Um dos objectivos do PCP é recuperar este património
disperso pela cidade e torná-lo parte integrante do PACA, o Programa de
Arrendamento a Custos Acessíveis, uma proposta deste partido que foi aprovada
pela câmara em Fevereiro . Prevê que “seja criada uma bolsa onde este
património seja integrado depois de devidamente reabilitado e que seja
arrendado a custos acessíveis, definidos em função não do mercado mas do
rendimento efectivo da família”, explica João Ferreira.
Ao contrário do Programa Renda Acessível (PRA), dirigido a
famílias cujos rendimentos não lhes permitem ter acesso às casas existentes no
mercado e que entrou em vigor no início deste ano, o PACA estende-se a toda a
cidade. João Ferreira afirma que “existe património municipal disperso por
todas as 24 freguesias da cidade".
A primeira fase do PACA está prevista para a zona de
Entrecampos, em Lisboa. A segunda fase só será concretizada “em Outubro, altura
em que a câmara deverá apresentar um inventário do património disperso pronto a
ser reabilitado para que as obras comecem”, remata o vereador Carlos Moura.

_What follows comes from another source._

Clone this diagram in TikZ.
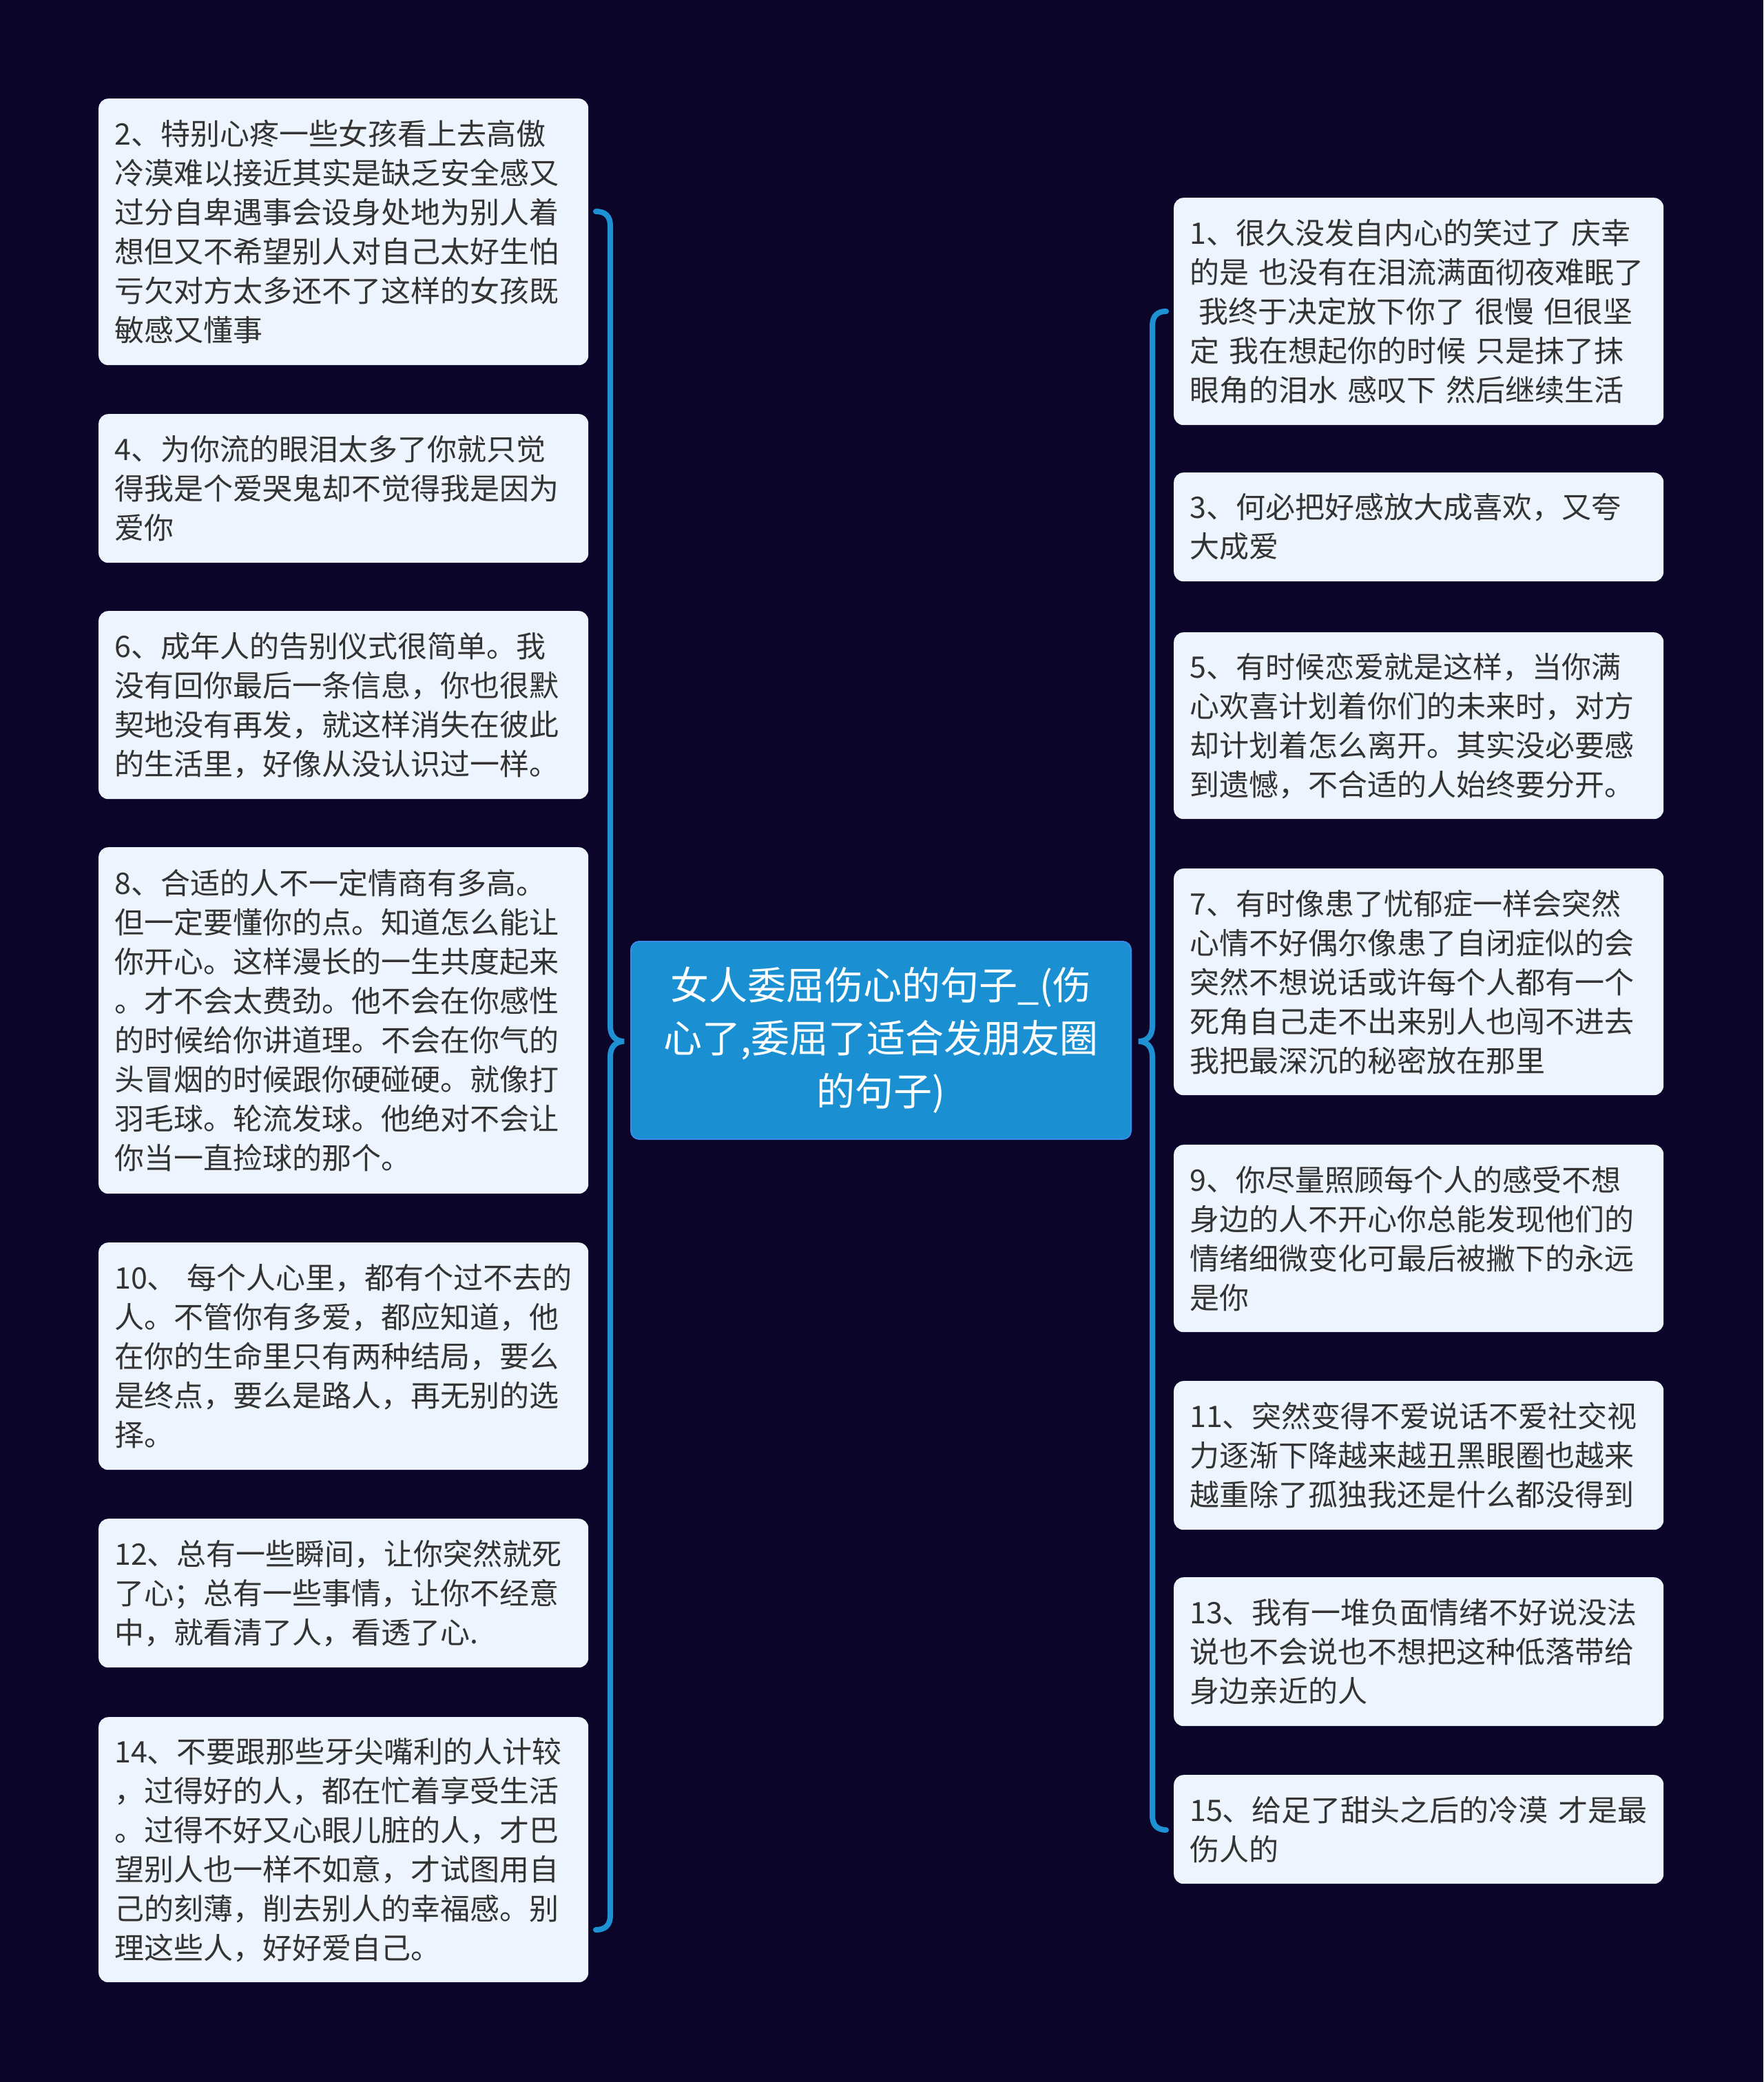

Para já, ainda não há uma solução a curto prazo para a população que está a
semanas ou dias de ser despejada.
No número 124 da Rua Vicente Borga mora Luís Tavares há 51
anos. Mas já teve que trocar de casa por causa da chegada de novos
investidores. Em Outubro do ano passado, a sua mãe recebeu uma carta que lhe
dizia que teria de abandonar a casa na qual vivia há 60 anos em troca de uma
indemnização de 35 mil euros, um ínfima parte, diz, do que esta inquilina ali
gastou ao longo dos anos para tornar a casa habitável, incluindo a construção
de casa de banho. A alternativa era mudar-se para o Bairro de São Bento, para
longe do filho que lhe dava de comer e a visitava todos os dias.
Luís ainda foi a tribunal para tentar que a mãe não perdessa
a casa mas o processo prolongou-se durante meses e acabou por ter de a acolher.
“Mudar de casa foi a morte dela”, conta Luís, com lágrimas nos olhos.
Na rua é comum verem-se cartazes escritos em inglês onde se
pode ler ''por favor, não estacione em frente à minha porta''. O que leva Luís
a dizer: ''Turista sou eu que moro aqui há 51 anos''.
Actualmente, 76 famílias perdem a sua casa todos os dias
para estudantes de Erasmus, hostels, turistas, estrangeiro que vieram para
ficar e que, acima de tudo, conseguem pagar os preços cá praticados que
aumentam de dia para dia, denunciam os vereadores.